In the future, if sewing fabric of a similar weight, I’d interface only half of the front placket and none of the seam allowances. Trimming the allowances off the interfacing is fussy, but having a pile of extra pattern pieces just for interfacing is also fussy, so there’s just no pleasing some people. Me! I am some people! Anyway, this is the heaviest fabric I’ve used for this shirt yet, and while I like the structure in the collar and cuffs, I couldn’t see a way to neatly double-fold and topstitch the hem across the front plackets. The multiple layers of fabric, interfacing, and seam allowances would make it quite thick.

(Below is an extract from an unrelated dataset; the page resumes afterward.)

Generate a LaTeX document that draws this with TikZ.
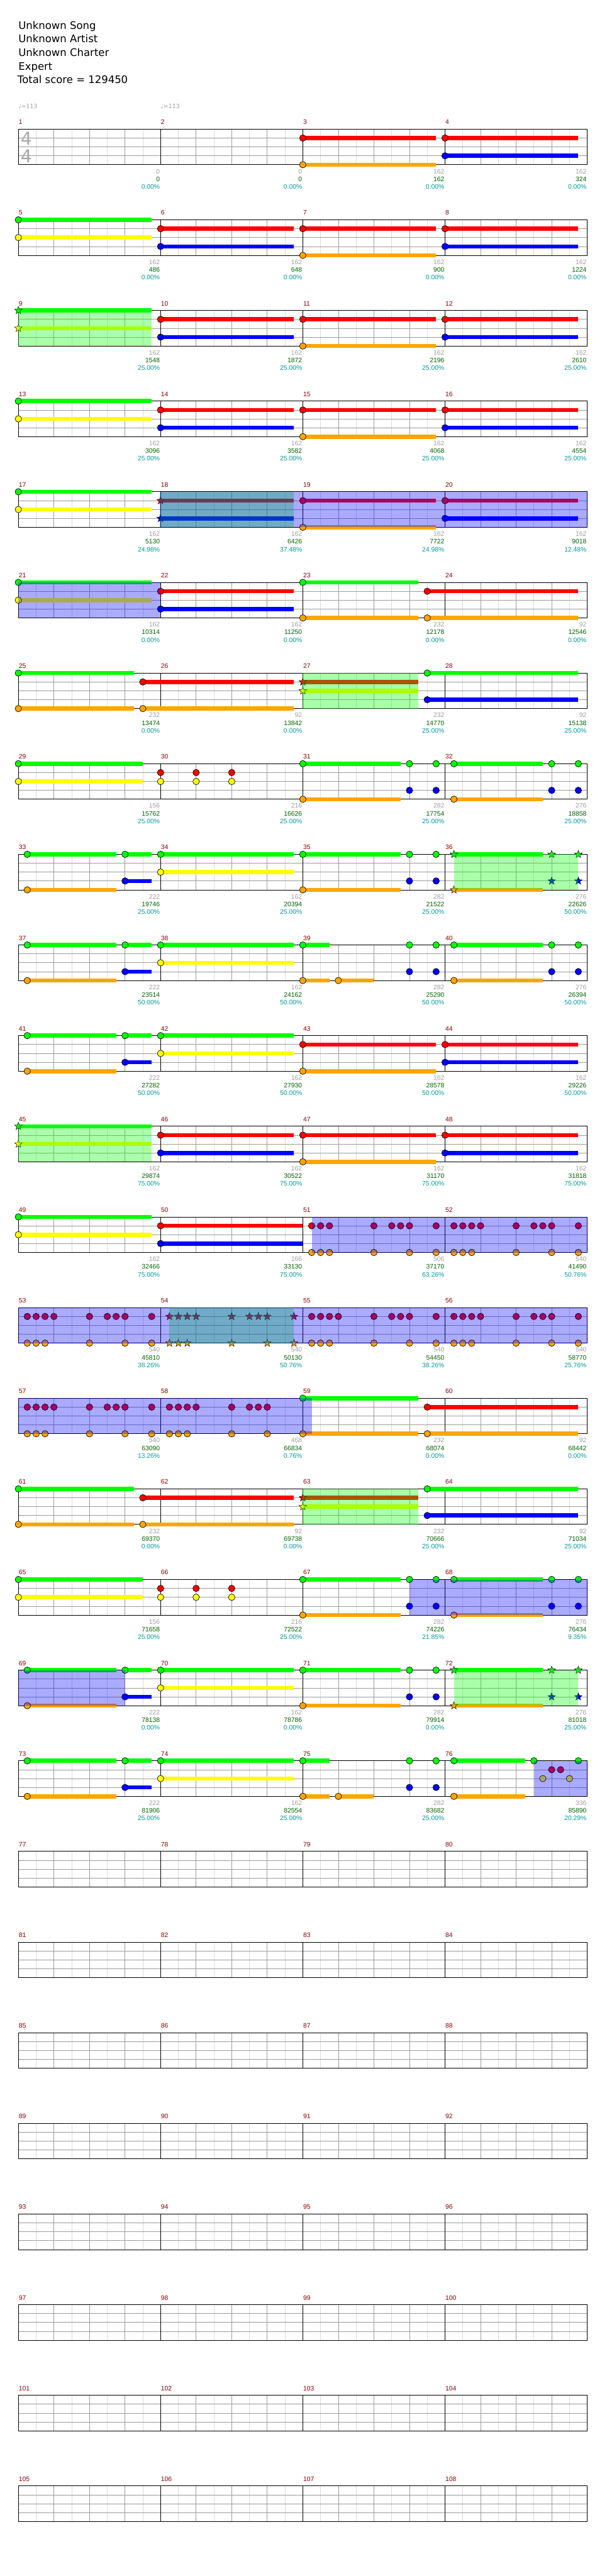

When I realized this – between attaching the collar + stand and sewing the hem – I unpicked the last 6 inches or so of the finished placket. This allowed me to sew the placket’s short bottom ends wrong-sides together, then hem the main shirt with a double-fold hem, tuck that hem back into the “pocket” of the placket, and topstitch to seal.

It’s not my tidiest work, but if I plan ahead next time (say, in a flannel scenario), I could set up the placket to have a finished bottom edge and one overhanging seam allowance, then attach it neatly to the otherwise-hemmed-and-finished shirt front, pre-collar.

A lot of placket drama this time. I’m not sure why, but one of my front plackets was also a lot shorter than the other. I must have cut something funny, since that’s never happened before. I had to trim the longer placket and shorten the shirt front at center a good 5/8” to match. Now the shirt appears to be tipping back when you look at the hem. I’ll just make sure to walk around leaning about 7° forward. Problem, solved!

Rewinding slightly, and I don’t know if this was because of fabric thickness and turn-of-cloth, but my completed collar + stand were also substantially shorter than the neck opening, again for the first time. Luckily, thanks to the order of construction, I could adjust the angle of the shoulder seam to make the neck circumference smaller. I took an extra 3/8” from each side of the neck, grading to nothing at the shoulder point.

This changed the angle of the shoulder slope to be much flatter, which isn’t an adjustment I need, but I *did* need (want) to not recut my collar stand, so I’m okay with it! That seam is just finished via serging anyway, so there was nothing lost in terms of pretty guts.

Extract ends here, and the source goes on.